Chocolate Stout Cake
adapted from  Fine Cooking 61, pp. 46  December 2004
This cake makes a big bundt cake, 12 mini bundt cakes, or about 18- 24 cupcakes 

Cake Ingredients:
  • 1 1/2 cups of Guinness or other stout of your choice
  • 1/4 cup molasses
  • 1 2/3 cups all-purpose flour, measured then sifted
  • 3/4 cup unsweetened cocoa, not dutch processed (Hershey's Unsweetened Cocoa works fine)
  • 1 1/2 teaspoons baking powder
  • 1/2 teaspoon baking soda
  • 1/2 teaspoon kosher salt
  • 1 1/4 cups unsalted butter, softened to room temperature
  • 1 1/2 cups light brown sugar, packed
  • 3 large eggs, room temperature
  • 6 ounces of dark chocolate, finely chopped (I used Hershey's special dark chips, chopped)
Ganache Ingredients:
  • 3/4 cup of semi sweet chocolate chips
  • 1/2 cup heavy cream
Extra butter and cocoa to prepare your pan. 

Heat oven to 350 degrees.  Position rack in the center of the oven
Butter a 10 or 12 cup bundt pan, then dust with cocoa.  Tap out any excess.
Pour Guinness and molasses into a small saucepan and heat over high heat until it begins to simmer.  Remove from heat and allow to cool slightly while preparing the batter.
Sift the flour, cocoa, baking powder, baking soda, and salt together and set aside.
Cream the butter in a large bowl on medium speed for one minute until light and smooth.  Add the brown sugar and continue to beat until light and fluffy, about 3 minutes, scraping the sides of the bowl as needed.  Add the eggs one at a time, scraping the bowl after each addition.
With the mixer on low, add the flour mixture alternating with the Guinness mixture, starting with the dry mixture and ending with the dry mixture.  Scrape sides of bowl and then mix on medium speed until blended, about 30 seconds.  Mix in the finely chopped chocolate.

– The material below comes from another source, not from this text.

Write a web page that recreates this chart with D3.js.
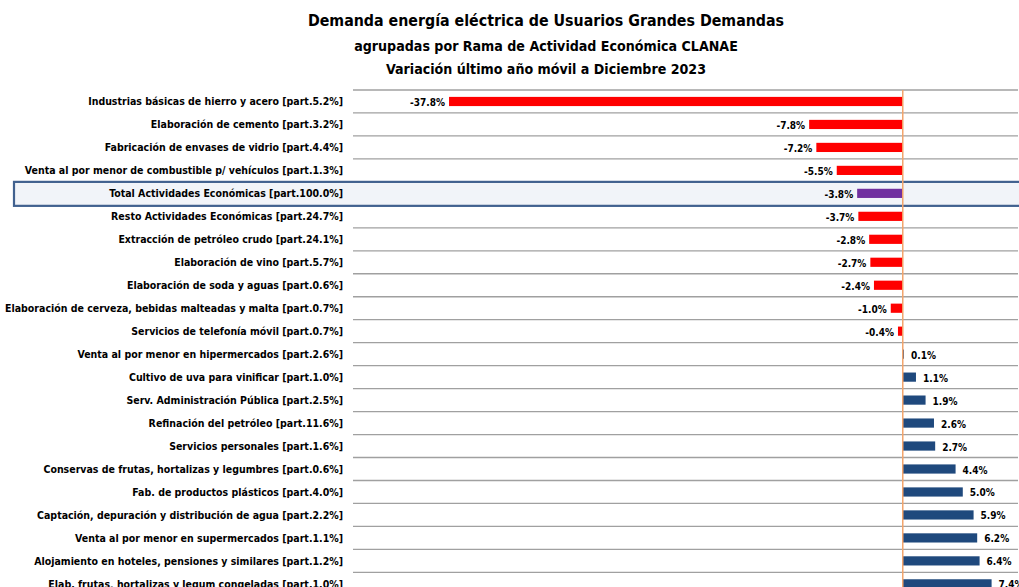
<!DOCTYPE html>
<html>
<head>
<meta charset="utf-8">
<script src="https://cdn.jsdelivr.net/npm/d3@7"></script>
<style>
  body { margin: 0; background: #fff; }
  svg text { font-family: "Liberation Sans Narrow", "DejaVu Sans Condensed", sans-serif; font-weight: bold; fill: #000; }
</style>
</head>
<body>
<div id="chart"></div>
<script>
const titleLines = [
    "Demanda energía eléctrica de Usuarios Grandes Demandas",
    "agrupadas por Rama de Actividad Económica CLANAE",
    "Variación último año móvil a Diciembre 2023"
];

const categories = [
    "Industrias básicas de hierro y acero [part.5.2%]",
    "Elaboración de cemento [part.3.2%]",
    "Fabricación de envases de vidrio [part.4.4%]",
    "Venta al por menor de combustible p/ vehículos [part.1.3%]",
    "Total Actividades Económicas [part.100.0%]",
    "Resto Actividades Económicas [part.24.7%]",
    "Extracción de petróleo crudo [part.24.1%]",
    "Elaboración de vino [part.5.7%]",
    "Elaboración de soda y aguas [part.0.6%]",
    "Elaboración de cerveza, bebidas malteadas y malta [part.0.7%]",
    "Servicios de telefonía móvil [part.0.7%]",
    "Venta al por menor en hipermercados [part.2.6%]",
    "Cultivo de uva para vinificar [part.1.0%]",
    "Serv. Administración Pública [part.2.5%]",
    "Refinación del petróleo [part.11.6%]",
    "Servicios personales [part.1.6%]",
    "Conservas de frutas, hortalizas y legumbres [part.0.6%]",
    "Fab. de productos plásticos  [part.4.0%]",
    "Captación, depuración y distribución de agua [part.2.2%]",
    "Venta al por menor en supermercados [part.1.1%]",
    "Alojamiento en hoteles, pensiones y similares [part.1.2%]",
    "Elab. frutas, hortalizas y legum congeladas [part.1.0%]"
];

const variation = [-37.8, -7.8, -7.2, -5.5, -3.8, -3.7, -2.8, -2.7, -2.4, -1.0, -0.4,
    0.1, 1.1, 1.9, 2.6, 2.7, 4.4, 5.0, 5.9, 6.2, 6.4, 7.4];

const totalLabel = "Total Actividades Económicas [part.100.0%]";

const svgWidth = 1019;
const svgHeight = 587;

const plot = { left: 353, right: 1018, top: 90, rowH: 22.97 };

const data = categories.map((c, i) => ({ cat: c, value: variation[i] }));

const x = d3.scaleLinear()
    .domain([-45.8, 9.6])
    .range([plot.left, plot.right]);

const y = d3.scaleBand()
    .domain(categories)
    .range([plot.top, plot.top + categories.length * plot.rowH])
    .paddingInner(0.6)
    .paddingOuter(0.3);

const svg = d3.select("#chart").append("svg")
    .attr("width", svgWidth)
    .attr("height", svgHeight);

// titles
svg.selectAll(".title")
    .data(titleLines)
    .enter()
    .append("text")
    .attr("x", 546)
    .attr("y", (d, i) => [26, 51, 74][i])
    .attr("text-anchor", "middle")
    .attr("font-size", (d, i) => i === 0 ? 15.8 : 14.1)
    .text(d => d);

// highlight box for total row
const totalY = y(totalLabel) - (y.step() - y.bandwidth()) / 2;
svg.append("rect")
    .attr("x", 14)
    .attr("y", totalY)
    .attr("width", 1030)
    .attr("height", y.step() + 1)
    .attr("fill", "#f1f4f9")
    .attr("stroke", "#41618f")
    .attr("stroke-width", 2.2);

// horizontal gridlines between rows
const bounds = d3.range(categories.length + 1).map(i => plot.top + i * y.step());
svg.selectAll(".grid")
    .data(bounds)
    .enter()
    .append("line")
    .attr("x1", plot.left)
    .attr("x2", plot.right)
    .attr("y1", d => d)
    .attr("y2", d => d)
    .attr("stroke", "#a0a0a0")
    .attr("stroke-width", 1.3)
    .attr("display", (d, i) => (i === 4 || i === 5) ? "none" : null);

// bars
svg.selectAll(".bar")
    .data(data)
    .enter()
    .append("rect")
    .attr("x", d => x(Math.min(0, d.value)))
    .attr("y", d => y(d.cat))
    .attr("width", d => Math.abs(x(d.value) - x(0)))
    .attr("height", y.bandwidth())
    .attr("fill", d => d.cat === totalLabel ? "#7030a0" : (d.value < 0 ? "#ff0000" : "#1f497d"));

// zero line
svg.append("line")
    .attr("x1", x(0))
    .attr("x2", x(0))
    .attr("y1", plot.top)
    .attr("y2", svgHeight)
    .attr("stroke", "#f2a46c")
    .attr("stroke-width", 1.5);

// category labels
svg.selectAll(".cat")
    .data(data)
    .enter()
    .append("text")
    .attr("x", 343)
    .attr("y", d => y(d.cat) + y.bandwidth() / 2)
    .attr("dy", "0.35em")
    .attr("text-anchor", "end")
    .attr("font-size", 10.5)
    .text(d => d.cat);

// value labels
svg.selectAll(".val")
    .data(data)
    .enter()
    .append("text")
    .attr("x", d => d.value < 0 ? x(d.value) - 4 : x(d.value) + 7)
    .attr("y", d => y(d.cat) + y.bandwidth() / 2 + 1)
    .attr("dy", "0.35em")
    .attr("text-anchor", d => d.value < 0 ? "end" : "start")
    .attr("font-size", 10)
    .text(d => d.value.toFixed(1) + "%");
</script>
</body>
</html>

Spread batter into the bundt pan.  Batter will be thick.  Bake for 45-50 minutes in a 350 degree oven. If you are making mini bundts, bake for 35 minutes, cupcakes for 25 minutes.
Test cakes for doneness with a wooden skewer or cake tester.  Insert into center of cake; it should come out with a few moist crumbs clinging to it.  When done, set pan on rack to cool.  Be careful not to remove from pan to early. Cool for 30 - 40 minutes.
Invert onto rack and gently remove pan.  Let cool and drizzle with ganache when cake is still slightly warm.  If you are making small cakes or cupackes, they freeze well.  Do not freeze with ganache.  Add ganache to defrosted cakes before serving.

Making the Ganache
Bring cream to a boil in a small heavy pan.  Remove from heat and add the semi sweet chocolate chips.  Let the chips melt in the cream for about a minute and then whisk until chocolate is melted and smooth.  Let cool for 3 minutes, whisking every 30 seconds.  You may want to flavor ganache.  I add a little Jamison's Whiskey for a St. Patricks Day cake.  Some Grand Marnier or Kaluha  also adds a nice touch.  Just add a tablespoon to the hot cream if you want to add a flavoring.  Drizzle the slightly warm cake with ganache.  Let ganache set and serve at room temperature.
Pour yourself a tall glass of milk or a cup of coffee....cut yourself a slice of heaven, and get lost in a chocolate experience.  It meets all the criteria.  See for yourself.